Filmmaker explores life after the reunion
Television shows featuring reunions between long lost relatives are popular in Korea, which is perhaps not surprising given the division of North and South Korea and the heartache it continues to cause on both sides of the border. But the war that divided the country also gave birth to international adoption, and there have been several TV programs showing teary reunions between birth parents and the now-adults, who as children were adopted by parents in foreign countries. The scenarios on these programs are often similar: the adoptee waits nervously for her birth mother to come out from behind a curtain, and the two embrace as sad music plays in the background.
But none of these programs show what happens after the reunion, when parent and child often struggle to communicate across cultural and linguistic barriers.
“Resilience” by documentary filmmaker Tammy Chu - who is herself an adoptee - tells this side of the adoption story. The film focuses on Noh Myung-ja and her son Brent Beesley, and their attempts to form and sustain a relationship after 30 years of living apart.
In tracing their story, Chu delves into lesser known aspects about adoption.

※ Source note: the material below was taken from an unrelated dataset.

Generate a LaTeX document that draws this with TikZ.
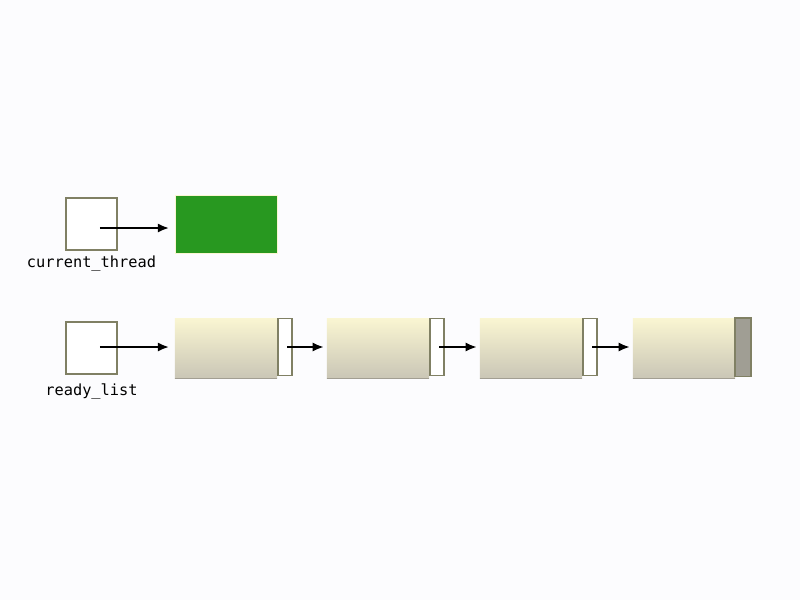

“I always wanted to make a film about the issue,” she said last week at a cafe near Samcheong-dong, central Seoul.
Chu reunited with her birth family in 1996 when she was 22, but as she recalled, “Along with the language difficulties and cultural differences between us, there were so many more questions that arose. I wanted to capture that.”
In the course of making the film, Chu interviewed 30 unwed single mothers and a host of other people working in the field of international adoption.
“Early on in the process, my intent was to include the stories of other unwed single mothers,” Chu said. “But when we started editing, Myung-ja and Brent’s story was so strong, the way their relationship was developing was so interesting, that we decided to focus on them.”
Although the film centers on the budding relationship between Noh and Beesley, the larger message seems to be that international adoption shouldn’t be given priority over other forms of care for children.
Korea is beginning to shed its reputation as a “baby-exporting country,” but adoption continues - and the majority of children relinquished for adoption are children of unwed single mothers, who still face a strong social stigma here.
Chu hopes the film will help raise awareness to this aspect of adoption. Although the majority of children adopted immediately after the war were orphans, those adopted today have families, Chu said.
She also noted the increase in “celebrity adoptions,” with stars such as Angelina Jolie, Madonna and Meg Ryan adopting children from Asian and African countries.
“I definitely think celebrity adoptions have led us into thinking that it’s a glamorous thing to do,” Chu said. “But the problem is that many birth parents are misled into relinquishing their children, like my mother was. And people want to believe that adoption equals a happy family.”
Chu said that assistance should instead be given to poor families and unwed single mothers so that families are not separated.
In addition to this film, Chu is currently coproducing two other documentaries. One is about an American father who is taking care of his severely disabled son and the other is about the world of online gaming.